Em julho de 2012, em um teste na base aérea de Duxford, no Reino Unido, uma tragédia aconteceu com a espanhola María de Villota. A testadora da Marussia se viu sem o controle do carro ao se aproximar da área improvisada de boxes e bateu em um caminhão que estava à beira da pista. A rampa de carregamento, ligeiramente levantada, ficou na altura da cabeça da pilota. De Villota teve lesões graves e perdeu o olho direito, mas se recuperou e passou a levar uma vida relativamente normal. Até que, em outubro de 2013, morreu de causas naturais aos 33 anos.
Outros dois momentos assustaram, ambos envolvendo Fernando Alonso. Na largada do GP da Bélgica de 2012, o espanhol quase foi atingido na cabeça pelo carro de Romain Grosjean. E, na primeira volta do GP da Áustria deste ano, seu carro quase atingiu a cabeça do finlandês Kimi Räikkönen.

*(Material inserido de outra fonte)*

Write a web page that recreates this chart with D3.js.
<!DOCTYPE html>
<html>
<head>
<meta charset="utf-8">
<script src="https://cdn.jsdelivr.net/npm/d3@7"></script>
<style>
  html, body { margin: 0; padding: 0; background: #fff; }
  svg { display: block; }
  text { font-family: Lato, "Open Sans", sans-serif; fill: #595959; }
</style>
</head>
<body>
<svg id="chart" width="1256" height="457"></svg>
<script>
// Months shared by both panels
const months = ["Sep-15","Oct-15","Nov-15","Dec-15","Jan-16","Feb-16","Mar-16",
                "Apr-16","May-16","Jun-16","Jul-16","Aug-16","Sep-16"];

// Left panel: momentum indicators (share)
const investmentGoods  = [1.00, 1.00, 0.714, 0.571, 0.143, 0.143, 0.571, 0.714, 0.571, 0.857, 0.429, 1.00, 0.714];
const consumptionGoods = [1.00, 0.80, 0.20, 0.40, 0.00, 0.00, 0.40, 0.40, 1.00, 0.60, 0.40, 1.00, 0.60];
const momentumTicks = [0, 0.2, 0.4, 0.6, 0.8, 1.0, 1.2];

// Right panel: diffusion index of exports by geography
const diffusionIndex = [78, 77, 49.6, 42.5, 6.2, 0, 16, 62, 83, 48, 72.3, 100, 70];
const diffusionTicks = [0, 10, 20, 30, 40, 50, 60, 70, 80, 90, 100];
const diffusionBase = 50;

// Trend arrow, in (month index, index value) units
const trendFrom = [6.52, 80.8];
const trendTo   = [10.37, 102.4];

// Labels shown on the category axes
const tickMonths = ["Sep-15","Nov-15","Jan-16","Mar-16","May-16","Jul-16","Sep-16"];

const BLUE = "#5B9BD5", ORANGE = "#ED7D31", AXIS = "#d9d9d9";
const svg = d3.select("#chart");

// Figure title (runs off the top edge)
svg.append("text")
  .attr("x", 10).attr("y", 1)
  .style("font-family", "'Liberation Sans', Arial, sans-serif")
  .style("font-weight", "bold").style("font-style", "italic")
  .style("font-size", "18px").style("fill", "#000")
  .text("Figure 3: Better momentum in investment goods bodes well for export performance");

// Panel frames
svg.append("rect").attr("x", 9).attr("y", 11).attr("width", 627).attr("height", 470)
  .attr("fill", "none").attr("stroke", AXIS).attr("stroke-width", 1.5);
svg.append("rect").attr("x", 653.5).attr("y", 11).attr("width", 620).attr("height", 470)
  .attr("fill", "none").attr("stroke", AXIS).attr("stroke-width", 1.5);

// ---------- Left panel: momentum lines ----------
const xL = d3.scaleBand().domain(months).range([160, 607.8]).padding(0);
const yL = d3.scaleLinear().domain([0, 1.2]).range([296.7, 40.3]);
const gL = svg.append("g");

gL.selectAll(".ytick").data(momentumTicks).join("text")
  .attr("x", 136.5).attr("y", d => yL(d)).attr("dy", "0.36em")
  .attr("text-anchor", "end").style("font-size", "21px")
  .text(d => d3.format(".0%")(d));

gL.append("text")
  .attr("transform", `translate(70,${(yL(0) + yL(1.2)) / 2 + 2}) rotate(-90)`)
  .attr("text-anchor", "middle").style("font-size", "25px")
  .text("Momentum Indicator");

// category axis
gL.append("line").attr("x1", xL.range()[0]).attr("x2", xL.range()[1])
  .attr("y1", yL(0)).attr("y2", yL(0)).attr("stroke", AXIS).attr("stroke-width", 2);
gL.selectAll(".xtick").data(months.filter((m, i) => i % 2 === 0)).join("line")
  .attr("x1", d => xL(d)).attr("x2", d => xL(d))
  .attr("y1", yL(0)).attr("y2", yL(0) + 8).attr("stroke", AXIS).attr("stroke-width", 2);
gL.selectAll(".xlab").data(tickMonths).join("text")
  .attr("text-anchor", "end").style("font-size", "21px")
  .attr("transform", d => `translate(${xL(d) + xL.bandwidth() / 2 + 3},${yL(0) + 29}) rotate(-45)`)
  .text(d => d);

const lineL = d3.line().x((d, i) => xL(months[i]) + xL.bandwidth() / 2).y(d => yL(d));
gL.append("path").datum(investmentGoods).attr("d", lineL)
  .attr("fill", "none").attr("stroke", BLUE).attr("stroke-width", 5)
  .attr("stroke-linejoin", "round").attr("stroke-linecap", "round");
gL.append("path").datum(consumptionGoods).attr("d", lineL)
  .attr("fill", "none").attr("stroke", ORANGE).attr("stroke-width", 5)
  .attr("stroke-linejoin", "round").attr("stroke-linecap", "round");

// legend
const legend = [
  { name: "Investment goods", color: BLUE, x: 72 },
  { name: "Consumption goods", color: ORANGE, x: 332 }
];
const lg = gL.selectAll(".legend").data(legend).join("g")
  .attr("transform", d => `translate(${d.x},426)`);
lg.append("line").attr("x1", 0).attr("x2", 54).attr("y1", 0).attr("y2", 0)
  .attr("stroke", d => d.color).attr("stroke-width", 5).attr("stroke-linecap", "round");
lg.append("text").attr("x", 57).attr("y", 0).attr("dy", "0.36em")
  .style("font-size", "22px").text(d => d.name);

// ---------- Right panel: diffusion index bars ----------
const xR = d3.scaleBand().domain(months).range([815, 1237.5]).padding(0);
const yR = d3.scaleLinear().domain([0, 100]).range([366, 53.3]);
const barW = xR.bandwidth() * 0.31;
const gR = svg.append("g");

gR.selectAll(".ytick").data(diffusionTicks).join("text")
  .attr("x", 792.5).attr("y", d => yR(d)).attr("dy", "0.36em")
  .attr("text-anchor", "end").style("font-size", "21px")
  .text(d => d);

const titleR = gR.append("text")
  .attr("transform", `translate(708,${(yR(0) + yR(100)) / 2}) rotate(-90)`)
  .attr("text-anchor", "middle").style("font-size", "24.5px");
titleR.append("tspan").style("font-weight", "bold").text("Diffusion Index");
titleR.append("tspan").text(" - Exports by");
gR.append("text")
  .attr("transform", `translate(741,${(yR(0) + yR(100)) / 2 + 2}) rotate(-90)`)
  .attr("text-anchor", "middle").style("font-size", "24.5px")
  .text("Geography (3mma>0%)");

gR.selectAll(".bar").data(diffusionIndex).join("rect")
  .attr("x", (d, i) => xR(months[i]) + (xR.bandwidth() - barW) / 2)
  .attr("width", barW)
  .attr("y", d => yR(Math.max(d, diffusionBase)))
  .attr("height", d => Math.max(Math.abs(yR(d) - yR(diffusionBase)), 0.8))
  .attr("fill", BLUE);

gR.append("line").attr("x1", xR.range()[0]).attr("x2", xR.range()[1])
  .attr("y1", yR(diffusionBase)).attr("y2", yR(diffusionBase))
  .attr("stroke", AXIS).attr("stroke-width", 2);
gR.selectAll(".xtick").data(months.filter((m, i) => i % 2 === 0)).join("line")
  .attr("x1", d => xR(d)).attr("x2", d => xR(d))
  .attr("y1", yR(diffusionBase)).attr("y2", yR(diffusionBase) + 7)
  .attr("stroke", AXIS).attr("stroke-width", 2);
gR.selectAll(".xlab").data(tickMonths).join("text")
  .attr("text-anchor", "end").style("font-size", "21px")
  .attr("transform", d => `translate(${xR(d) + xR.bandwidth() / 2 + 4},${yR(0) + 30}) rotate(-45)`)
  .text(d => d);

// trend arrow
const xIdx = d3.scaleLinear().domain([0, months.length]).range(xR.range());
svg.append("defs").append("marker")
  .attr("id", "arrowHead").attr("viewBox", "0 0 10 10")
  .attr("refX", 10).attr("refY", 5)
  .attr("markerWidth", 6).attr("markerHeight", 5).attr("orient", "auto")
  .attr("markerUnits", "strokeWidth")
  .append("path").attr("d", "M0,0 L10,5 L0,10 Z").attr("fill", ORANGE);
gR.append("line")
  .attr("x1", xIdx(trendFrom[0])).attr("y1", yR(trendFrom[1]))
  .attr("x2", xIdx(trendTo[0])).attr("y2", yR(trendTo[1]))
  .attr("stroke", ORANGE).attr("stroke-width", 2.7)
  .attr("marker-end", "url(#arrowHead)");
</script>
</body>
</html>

Essa última ocasião serviu de gancho para os pilotos comentarem mais uma vez a respeito, mostrando-se preocupados com o risco. “Definitivamente, sempre precisamos olhar para onde podemos melhorar, então se você olhar o que aconteceu no meu acidente, eles melhoraram os capacetes. Eu não sei se fechar completamente o cockpit… Mas temos alguns avanços para fazer. Precisamos fazer”, comentou Massa.
O ajuste mencionado por Massa diz respeito a um reforço que foi colocado na viseira dos capacetes, uma tira de Zylon. Segundo as simulações realizadas pelo Instituto FIA, se o acidente que o brasileiro sofreu se repetisse, ele sairia do carro sem lesões.

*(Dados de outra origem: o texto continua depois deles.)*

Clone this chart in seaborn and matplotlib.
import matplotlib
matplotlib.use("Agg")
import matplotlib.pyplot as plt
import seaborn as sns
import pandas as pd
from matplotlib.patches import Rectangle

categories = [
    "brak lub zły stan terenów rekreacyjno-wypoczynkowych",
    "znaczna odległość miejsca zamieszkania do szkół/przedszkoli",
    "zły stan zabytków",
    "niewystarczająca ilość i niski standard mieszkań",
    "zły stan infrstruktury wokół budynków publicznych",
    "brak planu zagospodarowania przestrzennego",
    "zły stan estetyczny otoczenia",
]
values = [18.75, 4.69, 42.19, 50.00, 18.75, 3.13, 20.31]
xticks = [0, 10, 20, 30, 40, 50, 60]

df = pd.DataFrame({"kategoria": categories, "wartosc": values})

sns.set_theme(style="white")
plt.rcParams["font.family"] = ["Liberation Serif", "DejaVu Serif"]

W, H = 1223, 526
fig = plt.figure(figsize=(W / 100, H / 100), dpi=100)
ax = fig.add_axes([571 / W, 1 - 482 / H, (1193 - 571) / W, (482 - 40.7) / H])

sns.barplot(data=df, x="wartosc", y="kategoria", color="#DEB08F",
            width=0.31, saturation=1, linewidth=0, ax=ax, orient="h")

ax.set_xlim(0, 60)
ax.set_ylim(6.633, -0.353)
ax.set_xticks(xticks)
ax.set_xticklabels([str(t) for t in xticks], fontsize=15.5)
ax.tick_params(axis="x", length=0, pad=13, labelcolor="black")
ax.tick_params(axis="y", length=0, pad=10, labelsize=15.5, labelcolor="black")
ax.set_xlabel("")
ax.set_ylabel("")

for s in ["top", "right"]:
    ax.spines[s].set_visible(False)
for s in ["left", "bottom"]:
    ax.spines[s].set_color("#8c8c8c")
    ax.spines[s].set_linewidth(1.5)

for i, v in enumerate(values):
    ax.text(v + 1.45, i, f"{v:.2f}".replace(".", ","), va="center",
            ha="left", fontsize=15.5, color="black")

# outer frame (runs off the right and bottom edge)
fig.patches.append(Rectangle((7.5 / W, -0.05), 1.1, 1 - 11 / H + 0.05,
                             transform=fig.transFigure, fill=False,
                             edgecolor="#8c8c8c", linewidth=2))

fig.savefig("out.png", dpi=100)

Com relação à cobertura dos cockpits, a F1 e as demais categorias de monopostos ainda parecem anos luz distantes de tomar uma decisão. Um campeonato em que se decidiu tornar obrigatórios os cockpits fechados foi o Mundial de Endurance na classe LMP1, já há alguns anos, e isso teve papel fundamental no forte acidente sofrido por Allan McNish nas 24 Horas de Le Mans de 2011. Engenheiros entendem que seria algo fácil de se implementar na F1, no entanto, ainda não se tem certeza do quanto que tal medida realmente representaria em termos de aumento de segurança para os carros.

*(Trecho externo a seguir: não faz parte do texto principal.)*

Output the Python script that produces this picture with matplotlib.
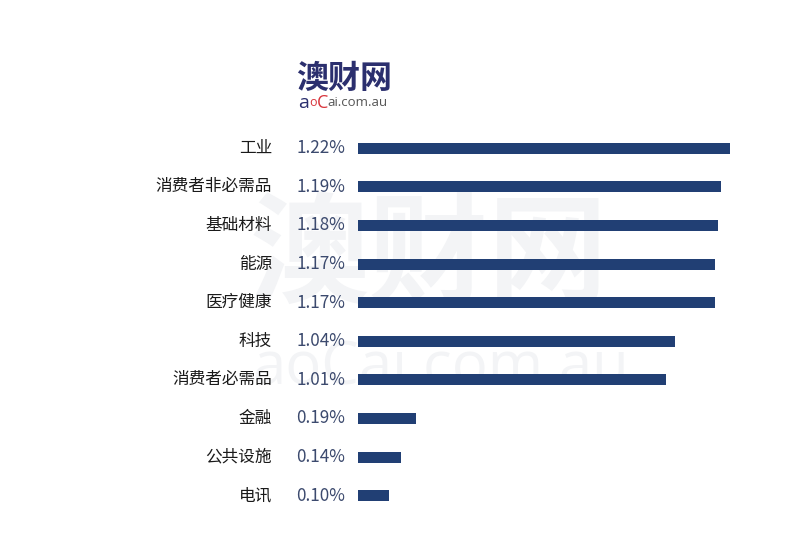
import matplotlib
matplotlib.use("Agg")
import matplotlib.pyplot as plt

plt.rcParams['font.family'] = ['Noto Sans CJK SC', 'DejaVu Sans']

categories = ["工业", "消费者非必需品", "基础材料", "能源", "医疗健康",
              "科技", "消费者必需品", "金融", "公共设施", "电讯"]
values = [1.22, 1.19, 1.18, 1.17, 1.17, 1.04, 1.01, 0.19, 0.14, 0.10]
value_labels = ["1.22%", "1.19%", "1.18%", "1.17%", "1.17%",
                "1.04%", "1.01%", "0.19%", "0.14%", "0.10%"]

W, H = 800, 550
fig = plt.figure(figsize=(8, 5.5), dpi=100)
fig.patch.set_facecolor('white')

# watermark in a background axes
bg = fig.add_axes([0, 0, 1, 1], zorder=-10)
bg.set_xlim(0, W)
bg.set_ylim(H, 0)
bg.axis('off')
bg.text(250, 258, "澳财网", fontsize=86, fontweight='bold',
        color='#f3f4f6', ha='left', va='center')
bg.text(252, 368, "aoCai.com.au", fontsize=43,
        color='#f3f4f6', ha='left', va='center',
        family=['Open Sans', 'DejaVu Sans'])

ax_left, ax_right = 358, 760
ax_top, ax_bottom = 129, 515
ax = fig.add_axes([ax_left / W, 1 - ax_bottom / H,
                   (ax_right - ax_left) / W, (ax_bottom - ax_top) / H], zorder=5)
ax.set_facecolor('none')
n = len(categories)
ypos = list(range(n))
ax.barh(ypos, values, height=0.29, color='#213f74', zorder=3)
ax.set_xlim(0, (ax_right - ax_left) / 305.0)
ax.set_ylim(n - 0.5, -0.5)
ax.axis('off')

for i in range(n):
    ax.annotate(categories[i], xy=(0, i), xytext=(-86, 0), textcoords='offset pixels',
                ha='right', va='center', fontsize=12, color='#1a1a1a',
                annotation_clip=False)
    ax.annotate(value_labels[i], xy=(0, i), xytext=(-62, 0), textcoords='offset pixels',
                ha='left', va='center', fontsize=12.3, color='#3c4a6e',
                annotation_clip=False)

# logo
fig.text(296 / W, 1 - 79 / H, "澳财网", fontsize=23, fontweight='bold',
         color='#2b2f6e', ha='left', va='center')
lx = 298 / W
ly = 1 - 103 / H
t1 = fig.text(lx, ly, "a", fontsize=14, color='#2b2f6e', ha='left', va='center',
              family=['Open Sans', 'DejaVu Sans'])
fig.canvas.draw()
r = fig.canvas.get_renderer()
def nxt(t, s, **kw):
    bb = t.get_window_extent(renderer=r)
    return fig.text(bb.x1 / W, ly, s, ha='left', va='center',
                    family=['Open Sans', 'DejaVu Sans'], **kw)
t2 = nxt(t1, "o", fontsize=9, color='#d8343b')
t3 = nxt(t2, "C", fontsize=13, color='#d8343b')
t4 = nxt(t3, "ai.com.au", fontsize=9.5, color='#555555')

fig.savefig("out.png", dpi=100, facecolor='white')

Hoje em dia, a maior proteção que há, além dos próprios capacetes, é o chamado ‘side padding’, ou protetor de cockpit. Ele atua com duas funções. Internamente, serve de encosto de cabeça e impede que, em um impacto lateral, o movimento do crânio seja muito brusco. Foi muito útil, por exemplo, para Sergio Pérez, que bateu de lado no muro na saída do túnel durante a classificação para o GP de Mônaco de 2011 — ele sequer pôde participar do GP do Canadá, duas semanas depois. Externamente, porque reduz a área do capacete que fica exposta.
Essa proteção foi instituída na F1 em 1996, na esteira dos fortes acidentes de Karl Wendlinger, em Mônaco, em 1994, e de Mika Häkkinen, na Austrália, em 1995. No começo, ela era fixa. Atualmente, é removível, como já acontecia com os carros da Indy há alguns anos.